Your task: Return only the lines from the top of the data down to the one that holds "import plotly.graph_objects as go", both included, without any pictures.

(Source code of charts)
━━━━━━
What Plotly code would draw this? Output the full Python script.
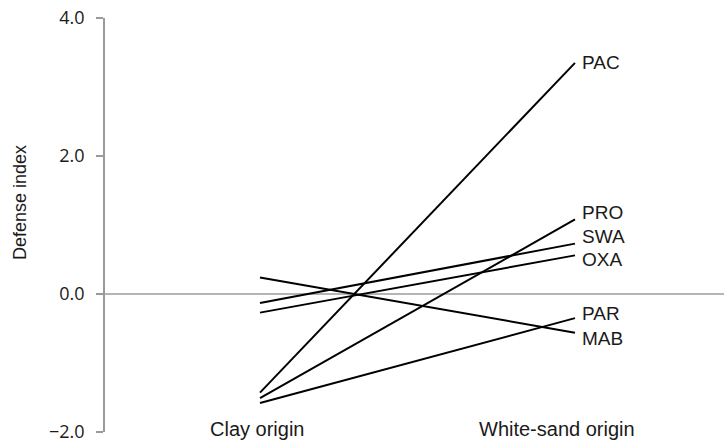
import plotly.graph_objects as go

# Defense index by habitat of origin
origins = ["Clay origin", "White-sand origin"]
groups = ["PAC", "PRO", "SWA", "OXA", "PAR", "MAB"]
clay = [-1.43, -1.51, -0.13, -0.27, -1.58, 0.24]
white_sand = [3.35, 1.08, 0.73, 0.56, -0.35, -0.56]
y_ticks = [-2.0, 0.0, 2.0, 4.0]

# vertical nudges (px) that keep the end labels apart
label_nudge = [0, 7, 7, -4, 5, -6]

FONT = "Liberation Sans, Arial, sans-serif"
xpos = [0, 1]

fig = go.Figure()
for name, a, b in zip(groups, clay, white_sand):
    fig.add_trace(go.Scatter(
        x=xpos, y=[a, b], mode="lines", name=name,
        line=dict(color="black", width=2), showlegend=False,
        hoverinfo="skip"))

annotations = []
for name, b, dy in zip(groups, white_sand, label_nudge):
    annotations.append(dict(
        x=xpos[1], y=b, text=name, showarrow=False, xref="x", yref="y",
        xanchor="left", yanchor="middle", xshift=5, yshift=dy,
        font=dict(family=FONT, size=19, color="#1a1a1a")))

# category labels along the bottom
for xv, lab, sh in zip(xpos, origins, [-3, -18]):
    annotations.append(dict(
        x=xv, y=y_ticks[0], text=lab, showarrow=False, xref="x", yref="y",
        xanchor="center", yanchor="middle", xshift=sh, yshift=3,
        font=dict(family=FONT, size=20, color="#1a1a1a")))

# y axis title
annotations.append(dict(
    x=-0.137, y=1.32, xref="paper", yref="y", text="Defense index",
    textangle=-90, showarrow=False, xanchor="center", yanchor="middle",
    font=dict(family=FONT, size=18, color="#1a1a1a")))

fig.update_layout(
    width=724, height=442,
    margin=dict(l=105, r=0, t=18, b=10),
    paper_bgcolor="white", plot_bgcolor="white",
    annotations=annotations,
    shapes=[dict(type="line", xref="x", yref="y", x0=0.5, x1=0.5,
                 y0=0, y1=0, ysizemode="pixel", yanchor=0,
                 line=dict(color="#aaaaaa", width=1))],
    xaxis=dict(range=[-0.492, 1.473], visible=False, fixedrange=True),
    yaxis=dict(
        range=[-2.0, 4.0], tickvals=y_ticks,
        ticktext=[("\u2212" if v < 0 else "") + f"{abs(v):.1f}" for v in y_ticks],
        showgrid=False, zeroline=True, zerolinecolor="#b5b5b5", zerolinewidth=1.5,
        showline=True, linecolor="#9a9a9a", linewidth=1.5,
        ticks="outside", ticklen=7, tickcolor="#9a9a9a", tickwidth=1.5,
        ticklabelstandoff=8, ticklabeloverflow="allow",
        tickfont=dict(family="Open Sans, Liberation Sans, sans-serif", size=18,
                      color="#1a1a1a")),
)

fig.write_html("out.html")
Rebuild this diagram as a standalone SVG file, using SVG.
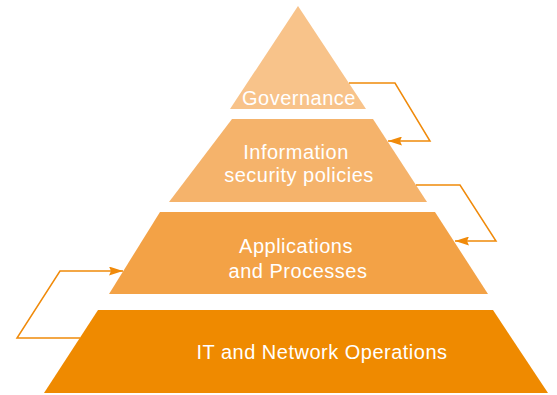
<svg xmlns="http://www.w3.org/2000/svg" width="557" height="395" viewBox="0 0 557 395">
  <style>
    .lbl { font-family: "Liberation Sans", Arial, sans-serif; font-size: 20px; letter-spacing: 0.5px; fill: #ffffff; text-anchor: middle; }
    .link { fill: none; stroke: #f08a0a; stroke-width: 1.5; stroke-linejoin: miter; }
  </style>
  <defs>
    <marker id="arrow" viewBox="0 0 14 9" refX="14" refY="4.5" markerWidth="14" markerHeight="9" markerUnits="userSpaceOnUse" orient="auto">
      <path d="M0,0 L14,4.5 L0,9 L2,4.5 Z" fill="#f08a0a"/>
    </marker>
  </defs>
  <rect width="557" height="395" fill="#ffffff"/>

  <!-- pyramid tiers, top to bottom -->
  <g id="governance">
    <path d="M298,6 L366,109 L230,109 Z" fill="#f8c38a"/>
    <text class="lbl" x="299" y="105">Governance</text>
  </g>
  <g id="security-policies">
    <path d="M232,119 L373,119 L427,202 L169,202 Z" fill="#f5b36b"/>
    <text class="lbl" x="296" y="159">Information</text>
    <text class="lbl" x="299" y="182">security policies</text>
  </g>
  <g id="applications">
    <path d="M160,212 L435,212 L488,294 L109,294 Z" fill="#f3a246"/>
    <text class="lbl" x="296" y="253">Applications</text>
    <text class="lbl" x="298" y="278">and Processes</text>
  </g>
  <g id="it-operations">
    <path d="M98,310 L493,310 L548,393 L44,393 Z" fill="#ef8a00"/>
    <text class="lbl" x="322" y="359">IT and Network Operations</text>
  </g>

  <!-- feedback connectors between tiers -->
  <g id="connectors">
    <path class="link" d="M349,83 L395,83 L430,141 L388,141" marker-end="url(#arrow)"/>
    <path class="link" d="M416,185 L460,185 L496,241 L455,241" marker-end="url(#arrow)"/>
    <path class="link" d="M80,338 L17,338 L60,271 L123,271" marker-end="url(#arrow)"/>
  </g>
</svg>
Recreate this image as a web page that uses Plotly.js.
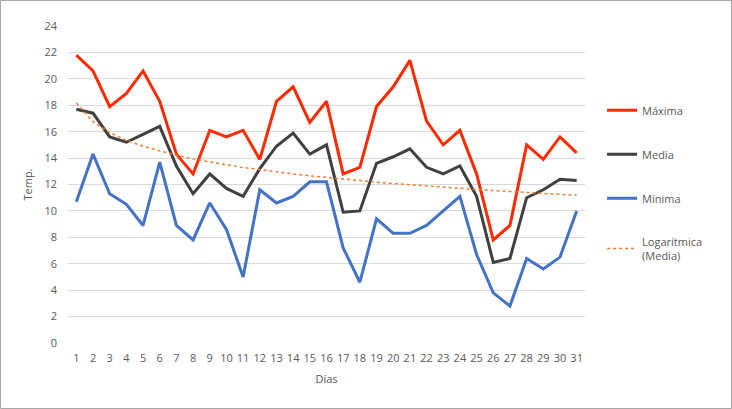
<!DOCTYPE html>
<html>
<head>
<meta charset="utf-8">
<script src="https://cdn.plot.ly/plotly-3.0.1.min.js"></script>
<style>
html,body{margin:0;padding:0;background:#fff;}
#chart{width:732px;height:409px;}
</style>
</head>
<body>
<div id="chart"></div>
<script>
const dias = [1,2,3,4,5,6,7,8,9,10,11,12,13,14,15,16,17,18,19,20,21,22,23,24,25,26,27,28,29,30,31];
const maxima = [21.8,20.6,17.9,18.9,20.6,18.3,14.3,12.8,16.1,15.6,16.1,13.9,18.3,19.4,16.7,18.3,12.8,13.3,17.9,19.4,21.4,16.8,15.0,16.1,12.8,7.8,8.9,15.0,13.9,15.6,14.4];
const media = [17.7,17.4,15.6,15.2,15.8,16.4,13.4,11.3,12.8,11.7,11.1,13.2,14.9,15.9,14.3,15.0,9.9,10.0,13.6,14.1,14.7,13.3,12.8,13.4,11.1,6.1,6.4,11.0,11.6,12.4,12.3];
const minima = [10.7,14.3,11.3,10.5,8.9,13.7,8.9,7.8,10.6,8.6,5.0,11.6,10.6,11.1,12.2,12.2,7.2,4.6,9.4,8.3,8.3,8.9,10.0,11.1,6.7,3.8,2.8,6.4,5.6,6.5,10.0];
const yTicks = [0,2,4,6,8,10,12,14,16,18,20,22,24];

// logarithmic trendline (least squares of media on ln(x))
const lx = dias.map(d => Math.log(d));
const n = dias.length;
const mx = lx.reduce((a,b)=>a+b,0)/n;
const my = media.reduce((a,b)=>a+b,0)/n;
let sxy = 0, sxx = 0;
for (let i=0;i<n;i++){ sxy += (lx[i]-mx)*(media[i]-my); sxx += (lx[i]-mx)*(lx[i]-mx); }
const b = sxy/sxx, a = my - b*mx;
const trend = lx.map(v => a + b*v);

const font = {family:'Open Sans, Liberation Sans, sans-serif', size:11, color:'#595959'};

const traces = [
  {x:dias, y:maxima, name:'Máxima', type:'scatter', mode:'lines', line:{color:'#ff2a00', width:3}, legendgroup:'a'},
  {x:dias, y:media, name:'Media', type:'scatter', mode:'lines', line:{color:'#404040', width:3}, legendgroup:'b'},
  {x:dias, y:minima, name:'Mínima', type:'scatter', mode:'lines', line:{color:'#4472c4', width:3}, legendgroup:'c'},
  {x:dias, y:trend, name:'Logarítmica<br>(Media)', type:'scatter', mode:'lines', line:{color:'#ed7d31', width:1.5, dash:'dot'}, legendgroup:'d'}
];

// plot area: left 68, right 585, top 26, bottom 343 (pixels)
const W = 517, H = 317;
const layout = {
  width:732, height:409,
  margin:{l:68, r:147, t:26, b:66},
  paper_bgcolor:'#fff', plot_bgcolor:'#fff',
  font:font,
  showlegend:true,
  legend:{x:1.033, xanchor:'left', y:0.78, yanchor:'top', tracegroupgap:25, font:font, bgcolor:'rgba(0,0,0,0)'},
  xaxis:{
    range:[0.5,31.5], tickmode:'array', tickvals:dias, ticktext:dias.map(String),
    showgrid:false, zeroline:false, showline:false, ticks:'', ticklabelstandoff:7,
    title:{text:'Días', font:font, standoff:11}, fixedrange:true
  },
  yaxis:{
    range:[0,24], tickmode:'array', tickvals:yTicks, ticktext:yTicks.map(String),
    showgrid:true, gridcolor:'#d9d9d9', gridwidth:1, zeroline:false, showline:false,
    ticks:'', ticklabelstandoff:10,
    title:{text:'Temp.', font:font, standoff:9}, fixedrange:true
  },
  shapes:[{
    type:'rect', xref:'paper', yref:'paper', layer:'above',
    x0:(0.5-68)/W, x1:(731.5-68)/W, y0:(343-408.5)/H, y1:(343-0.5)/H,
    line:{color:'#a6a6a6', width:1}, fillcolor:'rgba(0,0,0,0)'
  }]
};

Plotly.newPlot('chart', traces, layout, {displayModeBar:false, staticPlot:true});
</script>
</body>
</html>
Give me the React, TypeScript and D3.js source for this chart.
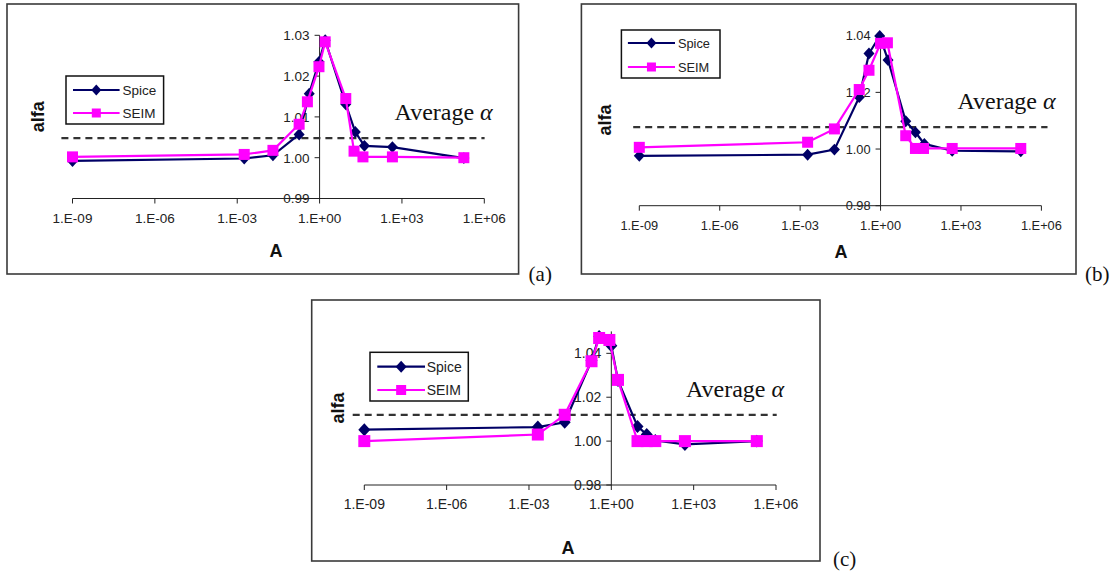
━━━━━━
Response to the exercise:
What Plotly code would draw this? Output the full Python script.
import plotly.graph_objects as go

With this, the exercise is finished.